**Exercise requirements:**
Begin with the first line below and retype each line exactly through the line containing "(40,510) -- cycle;". Any pictures are to be left out.

**Collected data:**
───
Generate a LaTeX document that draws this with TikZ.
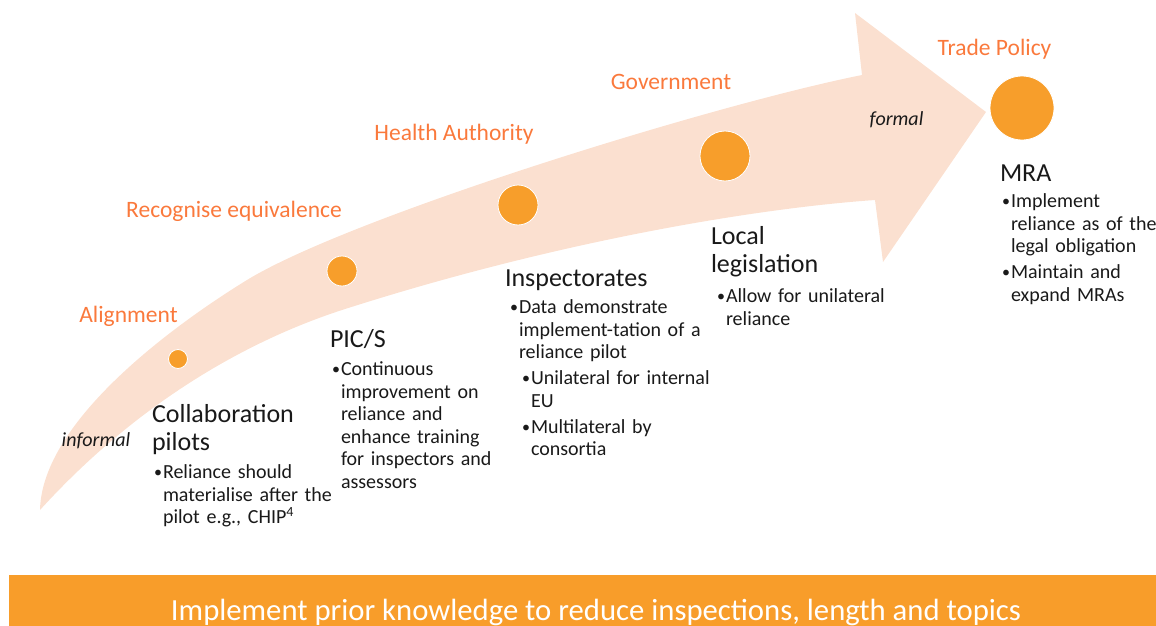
\documentclass[tikz,border=0pt]{standalone}
\usepackage{fontspec}
\setmainfont{Carlito}
\usetikzlibrary{positioning}

\definecolor{bandpeach}{RGB}{251,224,208}
\definecolor{dotorange}{RGB}{247,158,43}
\definecolor{labelorange}{RGB}{250,121,60}
\definecolor{bannerorange}{RGB}{248,157,42}
\definecolor{textdark}{RGB}{25,25,25}

\setlength{\parindent}{0pt}
% bullet paragraph with hanging indent, optional extra indent for sub-bullets
\newcommand{\bul}[2][0pt]{\hangindent=\dimexpr#1+9pt\relax\hangafter=1\strut\hspace*{#1}%
    \makebox[9pt][l]{\raisebox{1pt}{\fontsize{16}{16}\selectfont\textbullet}}#2\par}

\begin{document}
\begin{tikzpicture}[
    x=1pt, y=-1pt,
    every node/.style={inner sep=0pt, outer sep=0pt},
    dot/.style={circle, fill=dotorange, draw=white, line width=0.8pt},
    level/.style={text=labelorange, font=\fontsize{23.5}{26}\selectfont, anchor=base},
    mood/.style={text=textdark, font=\fontsize{20}{22}\selectfont\itshape, anchor=base},
    head/.style={text=textdark, align=left, anchor=north west, font=\fontsize{26}{28.5}\selectfont},
    list/.style={text=textdark, text width=#1, align=left, anchor=north west, font=\fontsize{20}{22.5}\selectfont\setlength{\parskip}{3.5pt}},
    list/.default=240pt
]
\useasboundingbox (0,0) rectangle (1156,626);

% Curved arrow from informal to formal
\fill[bandpeach] (40,510) .. controls (42,420) and (177,323) .. (247,280)
    .. controls (350,217) and (712,105) .. (862,75)
    -- (855,13) -- (986,112) -- (883,262) -- (875,200)
    .. controls (760,208) and (560,240) .. (342,310)
    .. controls (250,340) and (140,400) .. (40,510) -- cycle;

% Milestones along the arrow
\node[dot, minimum size=19pt] (d1) at (178,359) {};
\node[dot, minimum size=30pt] (d2) at (342,271) {};
\node[dot, minimum size=40pt] (d3) at (518,205) {};
\node[dot, minimum size=50pt] (d4) at (725,156) {};
\node[dot, minimum size=64pt] (d5) at (1022,108) {};

% Levels of authority
\node[level] (align) at (128.5,322.6) {Alignment};
\node[level] (equiv) at (234,217.6) {Recognise equivalence};
\node[level] (health) at (454,140.6) {Health Authority};
\node[level] (gov) at (671,89.6) {Government};
\node[level] (trade) at (994.5,55.6) {Trade Policy};

\node[mood] (informal) at (96,446.6) {informal};
\node[mood] (formal) at (896.5,125.6) {formal};

% Stage 1: Collaboration pilots
\node[head] (pilots) at (152,402.5) {\strut Collaboration\\pilots};
\node[list] (pilotsl) at (154,463) {\bul{Reliance should\newline materialise after the\newline pilot e.g., CHIP\textsuperscript{4}}};

% Stage 2: PIC/S
\node[head] (pics) at (330,327.5) {\strut PIC/S};
\node[list] (picsl) at (332,360) {\bul{Continuous\newline improvement on\newline reliance and\newline enhance training\newline for inspectors and\newline assessors}};

% Stage 3: Inspectorates
\node[head] (insp) at (505,266.5) {\strut Inspectorates};
\node[list] (inspl) at (510,298) {\bul{Data demonstrate\newline implement-tation of a\newline reliance pilot}
    \bul[12pt]{Unilateral for internal\newline EU}
    \bul[12pt]{Multilateral by\newline consortia}};

% Stage 4: Local legislation
\node[head] (local) at (711,224.5) {\strut Local\\legislation};
\node[list] (locall) at (717,287) {\bul{Allow for unilateral\newline reliance}};

% Stage 5: MRA
\node[head] (mra) at (1000,161.5) {\strut MRA};
\node[list] (mral) at (1002,192) {\bul{Implement\newline reliance as of the\newline legal obligation}
    \bul{Maintain and\newline expand MRAs}};

% Banner along the bottom
\fill[bannerorange] (9,575) rectangle (1156,626);
\node[text=white, font=\fontsize{30.7}{33}\selectfont, anchor=base] (banner) at (596,620.5)
    {Implement prior knowledge to reduce inspections, length and topics};

\end{tikzpicture}
\end{document}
───
**Completed exercise:**
Generate a LaTeX document that draws this with TikZ.
\documentclass[tikz,border=0pt]{standalone}
\usepackage{fontspec}
\setmainfont{Carlito}
\usetikzlibrary{positioning}

\definecolor{bandpeach}{RGB}{251,224,208}
\definecolor{dotorange}{RGB}{247,158,43}
\definecolor{labelorange}{RGB}{250,121,60}
\definecolor{bannerorange}{RGB}{248,157,42}
\definecolor{textdark}{RGB}{25,25,25}

\setlength{\parindent}{0pt}
% bullet paragraph with hanging indent, optional extra indent for sub-bullets
\newcommand{\bul}[2][0pt]{\hangindent=\dimexpr#1+9pt\relax\hangafter=1\strut\hspace*{#1}%
    \makebox[9pt][l]{\raisebox{1pt}{\fontsize{16}{16}\selectfont\textbullet}}#2\par}

\begin{document}
\begin{tikzpicture}[
    x=1pt, y=-1pt,
    every node/.style={inner sep=0pt, outer sep=0pt},
    dot/.style={circle, fill=dotorange, draw=white, line width=0.8pt},
    level/.style={text=labelorange, font=\fontsize{23.5}{26}\selectfont, anchor=base},
    mood/.style={text=textdark, font=\fontsize{20}{22}\selectfont\itshape, anchor=base},
    head/.style={text=textdark, align=left, anchor=north west, font=\fontsize{26}{28.5}\selectfont},
    list/.style={text=textdark, text width=#1, align=left, anchor=north west, font=\fontsize{20}{22.5}\selectfont\setlength{\parskip}{3.5pt}},
    list/.default=240pt
]
\useasboundingbox (0,0) rectangle (1156,626);

% Curved arrow from informal to formal
\fill[bandpeach] (40,510) .. controls (42,420) and (177,323) .. (247,280)
    .. controls (350,217) and (712,105) .. (862,75)
    -- (855,13) -- (986,112) -- (883,262) -- (875,200)
    .. controls (760,208) and (560,240) .. (342,310)
    .. controls (250,340) and (140,400) .. (40,510) -- cycle;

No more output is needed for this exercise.